"Kidnappeur de places"


Libé
Mercredi 1 Août 2012

"Kidnappeur de places"
Kidnappeur de places (ou auto-emploi) Je l’ai rencontré ce matin, sur mon chemin, à quelques centaines de pas de chez moi. Grand, massif, moustachu et debout. A héler ! Non, il n’est pas poissonnier de son état, pas plus qu’un vendeur à la sauvette. Lui, a un métier, entre les mains et si l’on croit la file qui s’allonge, il a beaucoup d’avenir. Lui, c’est, selon la formule usagée « un kidnappeur ». Il ne kidnappe pas les personnes, heureusement. Il vivote en «kidnappant » des places.
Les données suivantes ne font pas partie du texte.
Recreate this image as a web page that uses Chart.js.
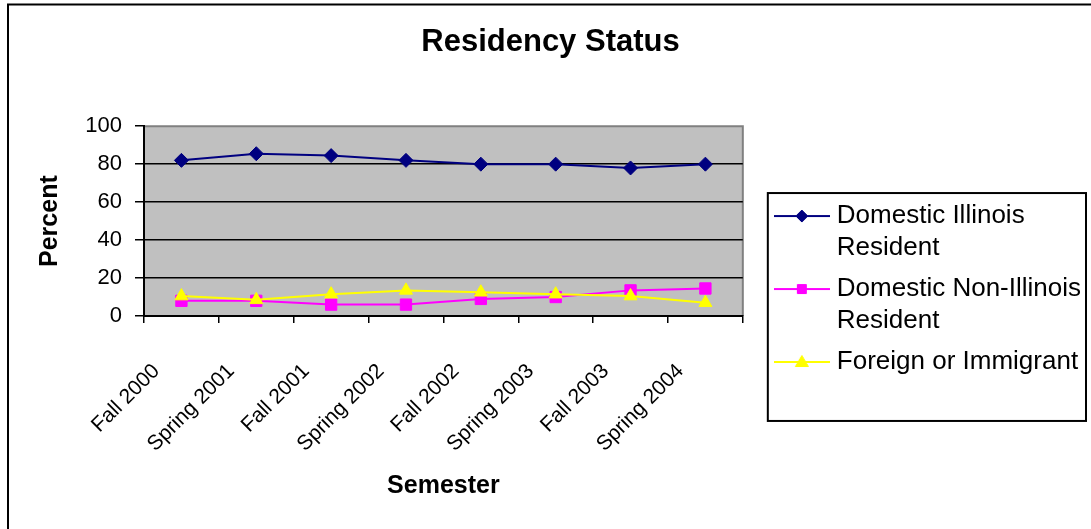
<!DOCTYPE html>
<html><head><meta charset="utf-8">
<script src="https://cdn.jsdelivr.net/npm/chart.js@4/dist/chart.umd.min.js"></script>
<style>
html,body{margin:0;padding:0;background:#fff;}
canvas{display:block;}
</style></head><body>
<canvas id="c" width="1091" height="529"></canvas>
<script>
// ---- data ----
const categories = ['Fall 2000', 'Spring 2001', 'Fall 2001', 'Spring 2002', 'Fall 2002', 'Spring 2003', 'Fall 2003', 'Spring 2004'];
const illinois = [82, 85.5, 84.5, 82, 80, 80, 78, 80];
const nonIllinois = [8, 8, 6, 6, 9, 10, 13.5, 14.5];
const foreign = [10.5, 8.5, 11.5, 13.5, 12.5, 11.5, 10.5, 7];
const seriesLabels = [['Domestic Illinois', 'Resident'], ['Domestic Non-Illinois', 'Resident'], ['Foreign or Immigrant']];
const yTickValues = [0, 20, 40, 60, 80, 100];

Chart.defaults.font.family = "'Liberation Sans', Arial, sans-serif";
Chart.defaults.color = '#000';

function legendIcon(color, style) {
  const c = document.createElement('canvas');
  c.width = 56; c.height = 18;
  const g = c.getContext('2d');
  g.strokeStyle = color; g.lineWidth = 2;
  g.beginPath(); g.moveTo(0, 9); g.lineTo(56, 9); g.stroke();
  g.fillStyle = color; g.lineWidth = 1;
  g.beginPath();
  if (style === 'rectRot') { g.moveTo(22, 9); g.lineTo(28, 3); g.lineTo(34, 9); g.lineTo(28, 15); }
  else if (style === 'rect') { g.rect(23.5, 4.5, 9, 9); }
  else { g.moveTo(28, 2.5); g.lineTo(34.5, 13.5); g.lineTo(21.5, 13.5); }
  g.closePath(); g.fill(); g.stroke();
  return c;
}

const frame = {
  id: 'frame',
  beforeDraw(chart) {
    const {ctx, chartArea: a} = chart;
    ctx.save();
    ctx.fillStyle = '#fff';
    ctx.fillRect(0, 0, chart.width, chart.height);
    ctx.strokeStyle = '#000'; ctx.lineWidth = 2;
    ctx.beginPath(); ctx.moveTo(8, chart.height + 5); ctx.lineTo(8, 4.5); ctx.lineTo(chart.width + 5, 4.5); ctx.stroke();
    ctx.fillStyle = '#C0C0C0';
    ctx.fillRect(a.left, a.top, a.width, a.height);
    ctx.strokeStyle = '#808080'; ctx.lineWidth = 2;
    ctx.beginPath(); ctx.moveTo(a.left, a.top); ctx.lineTo(a.right, a.top); ctx.lineTo(a.right, a.bottom); ctx.stroke();
    ctx.restore();
  },
  afterDraw(chart) {
    const lg = chart.legend;
    if (!lg || !lg.legendHitBoxes || !lg.legendHitBoxes.length) return;
    const hb = lg.legendHitBoxes;
    const first = hb[0], last = hb[hb.length - 1];
    const ctx = chart.ctx;
    ctx.save();
    ctx.strokeStyle = '#000'; ctx.lineWidth = 2;
    const l = lg.left - 3, r = lg.right - 5, t = first.top - 10, b = last.top + last.height + 40;
    ctx.strokeRect(l, t, r - l, b - t);
    ctx.restore();
  }
};

const styles = [
  {color: '#000080', point: 'rectRot', radius: 7},
  {color: '#FF00FF', point: 'rect', radius: 8},
  {color: '#FFFF00', point: 'triangle', radius: 7.5}
];
const seriesData = [illinois, nonIllinois, foreign];

new Chart(document.getElementById('c'), {
  type: 'line',
  data: {
    labels: categories,
    datasets: seriesData.map((d, i) => ({
      label: seriesLabels[i].join(' '),
      data: d,
      borderColor: styles[i].color,
      backgroundColor: styles[i].color,
      pointBackgroundColor: styles[i].color,
      pointBorderColor: styles[i].color,
      pointStyle: styles[i].point,
      pointRadius: styles[i].radius,
      pointBorderWidth: 1,
      borderWidth: 2,
      tension: 0,
      fill: false,
      order: 2 - i,
      yAxisID: 'y'
    }))
  },
  options: {
    responsive: false,
    animation: false,
    layout: {padding: {left: 10, right: 0, top: 0, bottom: 0}},
    plugins: {
      tooltip: {enabled: false},
      title: {
        display: true, text: 'Residency Status', color: '#000',
        font: {size: 31, weight: 'bold', lineHeight: 1.2},
        padding: {top: 24, bottom: 65}
      },
      legend: {
        position: 'right', align: 'center', maxWidth: 420,
        title: {display: true, text: '', padding: {top: 45, bottom: 0}, font: {size: 10, lineHeight: 1}},
        labels: {
          usePointStyle: true, pointStyleWidth: 44, padding: 9, color: '#000',
          font: {size: 26, lineHeight: 1.23},
          generateLabels(chart) {
            return chart.data.datasets.map((ds, i) => ({
              text: seriesLabels[i],
              fillStyle: styles[i].color,
              strokeStyle: styles[i].color,
              fontColor: '#000',
              lineWidth: 1,
              pointStyle: legendIcon(styles[i].color, styles[i].point),
              hidden: false,
              datasetIndex: i
            }));
          }
        }
      }
    },
    scales: {
      x: {
        type: 'category', offset: true,
        grid: {offset: true, drawOnChartArea: false, drawTicks: true, tickLength: 7, color: '#000', lineWidth: 1.5},
        border: {display: true, color: '#000', width: 2},
        ticks: {autoSkip: false, minRotation: 45, maxRotation: 45, padding: 36, labelOffset: -25, color: '#000', font: {size: 21}},
        title: {display: true, text: 'Semester', color: '#000', font: {size: 25, weight: 'bold'}, padding: {top: 0, bottom: 28}},
        afterFit(s) { s.height = 213; }
      },
      y: {
        min: 0, max: 100,
        afterBuildTicks(s) { s.ticks = yTickValues.map(v => ({value: v})); },
        ticks: {padding: 13, color: '#000', font: {size: 22}},
        grid: {
          color: c => (c.tick && c.tick.value === 100) ? 'rgba(0,0,0,0)' : '#000',
          tickColor: '#000', lineWidth: 1.5, tickLength: 9, drawTicks: true
        },
        border: {display: true, color: '#000', width: 2},
        title: {display: true, text: 'Percent', color: '#000', font: {size: 25, weight: 'bold'}, padding: {top: 25, bottom: 0}},
        afterFit(s) { s.width = 134; }
      },
      gap: {
        type: 'linear', position: 'right', display: true,
        grid: {display: false}, ticks: {display: false}, border: {display: false},
        afterFit(s) { s.width = 28; }
      }
    }
  },
  plugins: [frame]
});
</script>
</body></html>
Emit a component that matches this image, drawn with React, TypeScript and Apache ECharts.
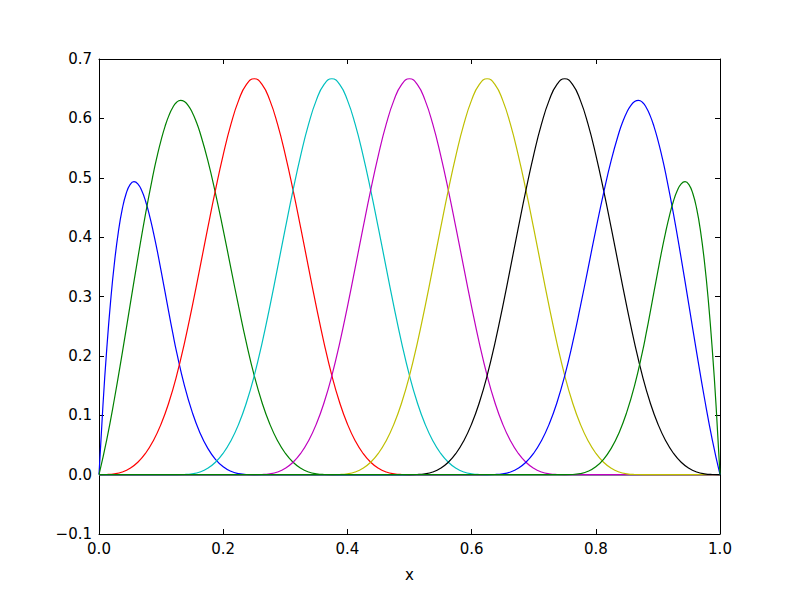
import React, { useEffect, useRef } from "react";
import * as echarts from "echarts";

// shared x grid for the five interior curves
const xValues = [
  0, 0.0125, 0.025, 0.0375, 0.05, 0.0625, 0.075, 0.0875, 0.1, 0.1125,
  0.125, 0.1375, 0.15, 0.1625, 0.175, 0.1875, 0.2, 0.2125, 0.225, 0.2375,
  0.25, 0.2625, 0.275, 0.2875, 0.3, 0.3125, 0.325, 0.3375, 0.35, 0.3625,
  0.375, 0.3875, 0.4, 0.4125, 0.425, 0.4375, 0.45, 0.4625, 0.475, 0.4875,
  0.5, 0.5125, 0.525, 0.5375, 0.55, 0.5625, 0.575, 0.5875, 0.6, 0.6125,
  0.625, 0.6375, 0.65, 0.6625, 0.675, 0.6875, 0.7, 0.7125, 0.725, 0.7375,
  0.75, 0.7625, 0.775, 0.7875, 0.8, 0.8125, 0.825, 0.8375, 0.85, 0.8625,
  0.875, 0.8875, 0.9, 0.9125, 0.925, 0.9375, 0.95, 0.9625, 0.975, 0.9875,
  1,
];

// boundary curves (own x samples, denser near their peaks)
const curve1X = [
  0, 0.00625, 0.0125, 0.01875, 0.025, 0.03125, 0.0375, 0.04375, 0.05, 0.05625,
  0.0625, 0.06875, 0.075, 0.08125, 0.0875, 0.09375, 0.1, 0.10625, 0.1125, 0.11875,
  0.125, 0.1375, 0.15, 0.1625, 0.175, 0.1875, 0.2, 0.2125, 0.225, 0.2375,
  0.25, 1,
];
const curve1 = [
  0, 0.1147, 0.2118, 0.2926, 0.3581, 0.4093, 0.4474, 0.4734, 0.4884, 0.4935,
  0.4898, 0.4784, 0.4604, 0.4367, 0.4086, 0.3771, 0.3432, 0.3081, 0.2729, 0.2386,
  0.2063, 0.1504, 0.1056, 0.0707, 0.0446, 0.0258, 0.0132, 0.0056, 0.0017, 0.0002,
  0, 0,
];

const curve2X = [
  0, 0.0125, 0.025, 0.0375, 0.05, 0.0625, 0.075, 0.0875,
  0.09375, 0.1, 0.10625, 0.1125, 0.11875, 0.125, 0.13125, 0.1375, 0.14375, 0.15, 0.15625, 0.1625,
  0.175, 0.1875, 0.2, 0.2125, 0.225, 0.2375, 0.25, 0.2625, 0.275, 0.2875,
  0.3, 0.3125, 0.325, 0.3375, 0.35, 0.3625, 0.375, 1,
];
const curve2 = [
  0, 0.059, 0.1286, 0.2051, 0.2849, 0.3643, 0.4397, 0.5073,
  0.537, 0.5635, 0.5862, 0.6046, 0.6184, 0.6271, 0.6303, 0.6283, 0.6216, 0.6104, 0.5953, 0.5766,
  0.5301, 0.4742, 0.4121, 0.3471, 0.2824, 0.2211, 0.1667, 0.1215, 0.0853, 0.0572,
  0.036, 0.0208, 0.0107, 0.0045, 0.0013, 0.0002, 0, 0,
];

const curve3 = [
  0, 0.0002, 0.0013, 0.0045, 0.0107, 0.0208, 0.036, 0.0572, 0.0853, 0.1215,
  0.1667, 0.2212, 0.2827, 0.3482, 0.4147, 0.4792, 0.5387, 0.5902, 0.6307, 0.6572,
  0.6667, 0.6572, 0.6307, 0.5902, 0.5387, 0.4792, 0.4147, 0.3482, 0.2827, 0.2212,
  0.1667, 0.1215, 0.0853, 0.0572, 0.036, 0.0208, 0.0107, 0.0045, 0.0013, 0.0002,
  0, 0, 0, 0, 0, 0, 0, 0, 0, 0,
  0, 0, 0, 0, 0, 0, 0, 0, 0, 0,
  0, 0, 0, 0, 0, 0, 0, 0, 0, 0,
  0, 0, 0, 0, 0, 0, 0, 0, 0, 0,
  0,
];

const curve4 = [
  0, 0, 0, 0, 0, 0, 0, 0, 0, 0,
  0, 0.0002, 0.0013, 0.0045, 0.0107, 0.0208, 0.036, 0.0572, 0.0853, 0.1215,
  0.1667, 0.2212, 0.2827, 0.3482, 0.4147, 0.4792, 0.5387, 0.5902, 0.6307, 0.6572,
  0.6667, 0.6572, 0.6307, 0.5902, 0.5387, 0.4792, 0.4147, 0.3482, 0.2827, 0.2212,
  0.1667, 0.1215, 0.0853, 0.0572, 0.036, 0.0208, 0.0107, 0.0045, 0.0013, 0.0002,
  0, 0, 0, 0, 0, 0, 0, 0, 0, 0,
  0, 0, 0, 0, 0, 0, 0, 0, 0, 0,
  0, 0, 0, 0, 0, 0, 0, 0, 0, 0,
  0,
];

const curve5 = [
  0, 0, 0, 0, 0, 0, 0, 0, 0, 0,
  0, 0, 0, 0, 0, 0, 0, 0, 0, 0,
  0, 0.0002, 0.0013, 0.0045, 0.0107, 0.0208, 0.036, 0.0572, 0.0853, 0.1215,
  0.1667, 0.2212, 0.2827, 0.3482, 0.4147, 0.4792, 0.5387, 0.5902, 0.6307, 0.6572,
  0.6667, 0.6572, 0.6307, 0.5902, 0.5387, 0.4792, 0.4147, 0.3482, 0.2827, 0.2212,
  0.1667, 0.1215, 0.0853, 0.0572, 0.036, 0.0208, 0.0107, 0.0045, 0.0013, 0.0002,
  0, 0, 0, 0, 0, 0, 0, 0, 0, 0,
  0, 0, 0, 0, 0, 0, 0, 0, 0, 0,
  0,
];

const curve6 = [
  0, 0, 0, 0, 0, 0, 0, 0, 0, 0,
  0, 0, 0, 0, 0, 0, 0, 0, 0, 0,
  0, 0, 0, 0, 0, 0, 0, 0, 0, 0,
  0, 0.0002, 0.0013, 0.0045, 0.0107, 0.0208, 0.036, 0.0572, 0.0853, 0.1215,
  0.1667, 0.2212, 0.2827, 0.3482, 0.4147, 0.4792, 0.5387, 0.5902, 0.6307, 0.6572,
  0.6667, 0.6572, 0.6307, 0.5902, 0.5387, 0.4792, 0.4147, 0.3482, 0.2827, 0.2212,
  0.1667, 0.1215, 0.0853, 0.0572, 0.036, 0.0208, 0.0107, 0.0045, 0.0013, 0.0002,
  0, 0, 0, 0, 0, 0, 0, 0, 0, 0,
  0,
];

const curve7 = [
  0, 0, 0, 0, 0, 0, 0, 0, 0, 0,
  0, 0, 0, 0, 0, 0, 0, 0, 0, 0,
  0, 0, 0, 0, 0, 0, 0, 0, 0, 0,
  0, 0, 0, 0, 0, 0, 0, 0, 0, 0,
  0, 0.0002, 0.0013, 0.0045, 0.0107, 0.0208, 0.036, 0.0572, 0.0853, 0.1215,
  0.1667, 0.2212, 0.2827, 0.3482, 0.4147, 0.4792, 0.5387, 0.5902, 0.6307, 0.6572,
  0.6667, 0.6572, 0.6307, 0.5902, 0.5387, 0.4792, 0.4147, 0.3482, 0.2827, 0.2212,
  0.1667, 0.1215, 0.0853, 0.0572, 0.036, 0.0208, 0.0107, 0.0045, 0.0013, 0.0002,
  0,
];

const curve8X = [
  0, 0.625, 0.6375, 0.65, 0.6625, 0.675, 0.6875, 0.7, 0.7125, 0.725,
  0.7375, 0.75, 0.7625, 0.775, 0.7875, 0.8, 0.8125, 0.825,
  0.8375, 0.84375, 0.85, 0.85625, 0.8625, 0.86875, 0.875, 0.88125, 0.8875, 0.89375, 0.9, 0.90625,
  0.9125, 0.925, 0.9375, 0.95, 0.9625, 0.975, 0.9875, 1,
];
const curve8 = [
  0, 0, 0.0002, 0.0013, 0.0045, 0.0107, 0.0208, 0.036, 0.0572, 0.0853,
  0.1215, 0.1667, 0.2211, 0.2824, 0.3471, 0.4121, 0.4742, 0.5301,
  0.5766, 0.5953, 0.6104, 0.6216, 0.6283, 0.6303, 0.6271, 0.6184, 0.6046, 0.5862, 0.5635, 0.537,
  0.5073, 0.4397, 0.3643, 0.2849, 0.2051, 0.1286, 0.059, 0,
];

const curve9X = [
  0, 0.75, 0.7625, 0.775, 0.7875, 0.8, 0.8125, 0.825, 0.8375, 0.85,
  0.8625, 0.875, 0.88125, 0.8875, 0.89375, 0.9, 0.90625, 0.9125, 0.91875, 0.925,
  0.93125, 0.9375, 0.94375, 0.95, 0.95625, 0.9625, 0.96875, 0.975, 0.98125, 0.9875,
  0.99375, 1,
];
const curve9 = [
  0, 0, 0.0002, 0.0017, 0.0056, 0.0132, 0.0258, 0.0446, 0.0707, 0.1056,
  0.1504, 0.2063, 0.2386, 0.2729, 0.3081, 0.3432, 0.3771, 0.4086, 0.4367, 0.4604,
  0.4784, 0.4898, 0.4935, 0.4884, 0.4734, 0.4474, 0.4093, 0.3581, 0.2926, 0.2118,
  0.1147, 0,
];

const curveXs = [curve1X, curve2X, xValues, xValues, xValues, xValues, xValues, curve8X, curve9X];
const curves = [curve1, curve2, curve3, curve4, curve5, curve6, curve7, curve8, curve9];
const colors = ["#0000ff", "#008000", "#ff0000", "#00bfbf", "#bf00bf", "#bfbf00", "#000000", "#0000ff", "#008000"];

const xTicks = { min: 0, max: 1, interval: 0.2 };
const yTicks = { min: -0.1, max: 0.7, interval: 0.1 };
const xLabel = "x";

const FONT = "DejaVu Sans";

function fmt(v: number): string {
  const r = Math.round(v * 10) / 10;
  if (r < 0) return "\u2212" + Math.abs(r).toFixed(1);
  return r.toFixed(1);
}

export default function App() {
  const ref = useRef<HTMLDivElement>(null);
  useEffect(() => {
    if (!ref.current) return;
    const chart = echarts.init(ref.current, undefined, { renderer: "svg" });
    const tickStyle = { color: "#000", width: 1 };
    const option: any = {
      animation: false,
      backgroundColor: "#ffffff",
      grid: { left: 99, right: 80, top: 59, bottom: 59, containLabel: false },
      xAxis: [
        {
          type: "value",
          min: xTicks.min,
          max: xTicks.max,
          interval: xTicks.interval,
          position: "bottom",
          name: xLabel,
          nameLocation: "middle",
          nameGap: 33,
          nameTextStyle: { color: "#000", fontSize: 15, fontFamily: FONT },
          axisLine: { show: true, onZero: false, lineStyle: { color: "#000", width: 1 } },
          axisTick: { show: true, inside: true, length: 5, lineStyle: tickStyle },
          axisLabel: { show: true, formatter: fmt, color: "#000", fontSize: 15, fontFamily: FONT, margin: 7 },
          splitLine: { show: false },
        },
        {
          type: "value",
          min: xTicks.min,
          max: xTicks.max,
          interval: xTicks.interval,
          position: "top",
          axisLine: { show: true, onZero: false, lineStyle: { color: "#000", width: 1 } },
          axisTick: { show: true, inside: true, length: 5, lineStyle: tickStyle },
          axisLabel: { show: false },
          splitLine: { show: false },
        },
      ],
      yAxis: [
        {
          type: "value",
          min: yTicks.min,
          max: yTicks.max,
          interval: yTicks.interval,
          position: "left",
          axisLine: { show: true, onZero: false, lineStyle: { color: "#000", width: 1 } },
          axisTick: { show: true, inside: true, length: 5, lineStyle: tickStyle },
          axisLabel: { show: true, formatter: fmt, color: "#000", fontSize: 15, fontFamily: FONT, margin: 7 },
          splitLine: { show: false },
        },
        {
          type: "value",
          min: yTicks.min,
          max: yTicks.max,
          interval: yTicks.interval,
          position: "right",
          axisLine: { show: true, onZero: false, lineStyle: { color: "#000", width: 1 } },
          axisTick: { show: true, inside: true, length: 5, lineStyle: tickStyle },
          axisLabel: { show: false },
          splitLine: { show: false },
        },
      ],
      series: curves.map((c, i) => ({
        type: "line",
        xAxisIndex: 0,
        yAxisIndex: 0,
        data: curveXs[i].map((xv, j) => [xv, c[j]]),
        showSymbol: false,
        symbol: "none",
        smooth: 0.5,
        clip: true,
        lineStyle: { color: colors[i], width: 1.2 },
        itemStyle: { color: colors[i] },
        emphasis: { disabled: true },
        z: 2 + i * 0.01,
      })),
    };
    chart.setOption(option);
    return () => chart.dispose();
  }, []);
  return (
    <div
      ref={ref}
      style={{ position: "absolute", left: 0, top: 0, width: 800, height: 593, background: "#fff" }}
    />
  );
}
En somme, un transporteur clandestin. Il opère dans une clandestinité affichée, à cheval entre les clins d’œil qu’il adresse d’une façon espiègle à ceux qui lui demandent pourquoi il n’opère pas dans la légalité et en se cachant, au frais de mille et un détours, pour éviter ceux, qui sont payés pour entraver son travail. Car il a des bouches à nourrir, des roues à entretenir, un moteur qui s’enraye et des amortisseurs qui manifestent leur agonie au moindre soubresaut.
Mais qui est-il ? Et pourquoi pas qui est-elle ? Car j’en ai croisé, une, une fois, avec un look passe partout, plutôt jeune, tendant la main pour réceptionner les billets et tenant de l’autre le volant. Le kidnapping est unisexe, barbu ou glabre, vieux ou jeune, prônant l’auto-emploi ou s’affichant affranchi de tout. Mais pas de tous. Car derrière tout kidnappeur, s’érige la face crispée du courtier, qui à force de cris, de grimaces, ameute, déplace, indique, oriente. Bref, le parfait portrait de l’homme qui s’auto - emploie.
         Au tout début, j’ai été récalcitrant à ce genre particulier de kidnapping, préférant de loin le petit taxi (trop cher) ou le grand taxi. Depuis que j’ai été hélé par cet inconnu, j’ai vite adopté ce mode detransport qui allie l’inconfort du grand taxi, la rapidité d’une voiture personnelle et le prix d’une mini course pour un trajet souvent long. En plus, la diversité des passagers de passage ou résidents, leur diversité culturelle, ethnique, régionale et même biologique.
Je parle en connaissance de cause car souvent, les passagers sont en route soit pour l’hôpital, civil ou militaire, les caisses de retraite, les cours de justice, les cités universitaires ou les instituts. Le kidnappeur vous dépose où vous voulez que vous soyez étudiant en retard à votre cours ou retraité perdu dans les méandres de l’administration à la recherche de votre pension. Il vous oriente et vous rassure. Il vous crie dessus ou invoque mille saints.
L’essentiel, c’est qu’il vous dépose à l’heure, que vous soyez «coffré» c’est à dire  hébergé dans le coffre arrière de la Renault Kangoo avec en face de vous deux personnes en vis-à-vis, ou que vous soyez bien installé, place passager, bien serré à quatre dans la banquette arrière, ou bonheur suprême, calé majestueusement dans la place avant.
Etre kidnappé est loin d’être un bonheur quotidien. On rit, on discute, on s’esclaffe dans la cabine passagers et même à trois dans le coffre, on trouve motif à rire et à bavarder. Tout y passe, politique nationale et internationale, sport, demandes en mariage, fous rires, et même des disputes. Parfois, la panne tombe, sèche. Et aussi sec, le retour vers la case départ, aller à la recherche d’un autre kidnapping !
Les jeunes nous surprennent en révisant leurs leçons à la dernière minute en s’inquiétant de l’heure de l’examen. Les vieux s’enquièrent du chemin à parcourir encore en dévoilant leurs accent et nous amusent. Le mélange, linguistique, le métissage ethnique, cité internationale oblige, la mode voile avec et sans.
Tous ces signes, d’une société, adepte d’un désordre, dans l’ordre nouveau des choses, prônant certes, la clandestinité pour le transport , à défaut de pouvoir acheter une voiture, et voulant à tout prix éviter les désagréments des transports en « comme-un ».